*Exercise requirements*
Everything from the first line down to the line containing "from bokeh.resources import INLINE" is to be retyped exactly, both ends included, with pictures left out.

*Provided data*
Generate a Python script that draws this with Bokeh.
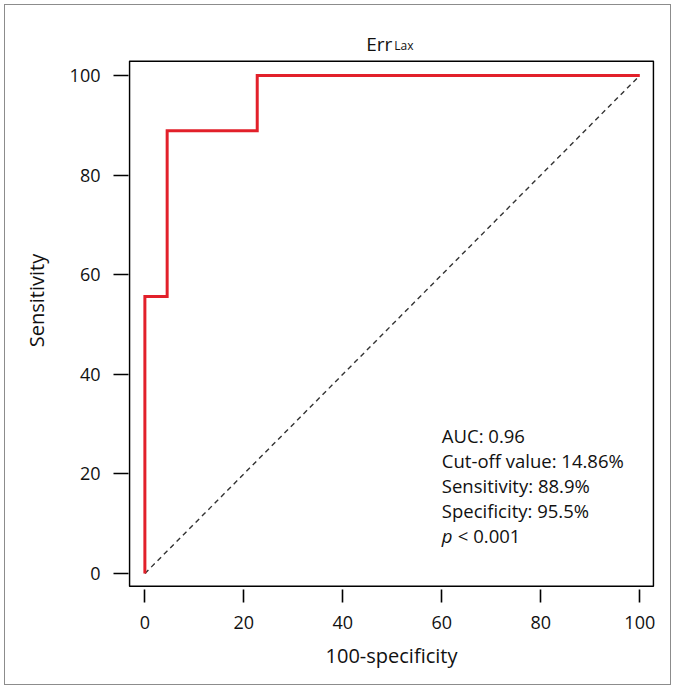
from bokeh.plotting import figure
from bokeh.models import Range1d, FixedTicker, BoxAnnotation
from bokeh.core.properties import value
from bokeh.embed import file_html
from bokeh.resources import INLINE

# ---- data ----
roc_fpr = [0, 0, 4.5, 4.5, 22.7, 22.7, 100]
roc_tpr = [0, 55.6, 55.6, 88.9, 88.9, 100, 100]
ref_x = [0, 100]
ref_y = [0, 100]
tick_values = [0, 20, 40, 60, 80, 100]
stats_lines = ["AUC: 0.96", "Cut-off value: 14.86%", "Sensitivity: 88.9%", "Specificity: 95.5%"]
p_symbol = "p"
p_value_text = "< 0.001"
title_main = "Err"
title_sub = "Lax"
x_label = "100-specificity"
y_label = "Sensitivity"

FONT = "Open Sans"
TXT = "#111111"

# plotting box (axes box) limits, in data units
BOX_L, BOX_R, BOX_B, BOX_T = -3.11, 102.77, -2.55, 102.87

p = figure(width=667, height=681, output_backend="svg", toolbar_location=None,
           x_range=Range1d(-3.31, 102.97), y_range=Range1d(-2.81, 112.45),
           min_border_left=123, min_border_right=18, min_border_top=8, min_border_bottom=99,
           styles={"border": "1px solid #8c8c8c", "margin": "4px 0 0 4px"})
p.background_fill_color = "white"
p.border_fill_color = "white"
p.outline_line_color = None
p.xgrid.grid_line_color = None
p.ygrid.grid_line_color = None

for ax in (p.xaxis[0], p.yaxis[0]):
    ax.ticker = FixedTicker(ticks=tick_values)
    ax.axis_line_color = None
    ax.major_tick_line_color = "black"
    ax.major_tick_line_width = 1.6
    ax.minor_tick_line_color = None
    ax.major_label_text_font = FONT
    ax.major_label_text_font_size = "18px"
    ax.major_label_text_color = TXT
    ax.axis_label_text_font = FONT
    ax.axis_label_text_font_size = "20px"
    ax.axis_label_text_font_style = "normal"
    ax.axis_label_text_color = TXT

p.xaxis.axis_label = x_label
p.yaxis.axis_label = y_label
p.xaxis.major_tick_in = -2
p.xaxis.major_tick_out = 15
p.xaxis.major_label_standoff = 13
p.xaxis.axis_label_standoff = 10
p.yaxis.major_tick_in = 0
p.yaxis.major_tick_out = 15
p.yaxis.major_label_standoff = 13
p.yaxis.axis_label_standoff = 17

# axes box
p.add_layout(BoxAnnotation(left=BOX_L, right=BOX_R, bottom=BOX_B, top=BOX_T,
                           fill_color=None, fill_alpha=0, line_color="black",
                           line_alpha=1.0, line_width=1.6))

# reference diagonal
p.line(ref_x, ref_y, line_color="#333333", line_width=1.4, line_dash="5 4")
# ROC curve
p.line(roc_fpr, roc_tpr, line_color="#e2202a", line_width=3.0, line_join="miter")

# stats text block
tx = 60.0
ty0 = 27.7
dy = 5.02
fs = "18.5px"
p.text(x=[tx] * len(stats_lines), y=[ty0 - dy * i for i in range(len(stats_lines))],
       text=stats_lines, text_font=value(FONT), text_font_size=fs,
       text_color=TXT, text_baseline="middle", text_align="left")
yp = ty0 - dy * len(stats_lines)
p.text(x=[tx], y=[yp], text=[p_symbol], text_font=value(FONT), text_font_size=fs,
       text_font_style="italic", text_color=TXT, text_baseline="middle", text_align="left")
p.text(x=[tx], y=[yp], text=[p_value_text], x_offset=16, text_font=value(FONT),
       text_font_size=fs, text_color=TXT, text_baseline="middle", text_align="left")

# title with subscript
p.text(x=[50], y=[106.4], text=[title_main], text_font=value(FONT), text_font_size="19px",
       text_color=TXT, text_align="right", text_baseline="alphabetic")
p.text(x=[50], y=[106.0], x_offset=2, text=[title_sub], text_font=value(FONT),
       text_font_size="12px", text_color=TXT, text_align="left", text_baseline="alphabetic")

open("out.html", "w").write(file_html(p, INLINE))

*Result of the task*
Generate a Python script that draws this with Bokeh.
from bokeh.plotting import figure
from bokeh.models import Range1d, FixedTicker, BoxAnnotation
from bokeh.core.properties import value
from bokeh.embed import file_html
from bokeh.resources import INLINE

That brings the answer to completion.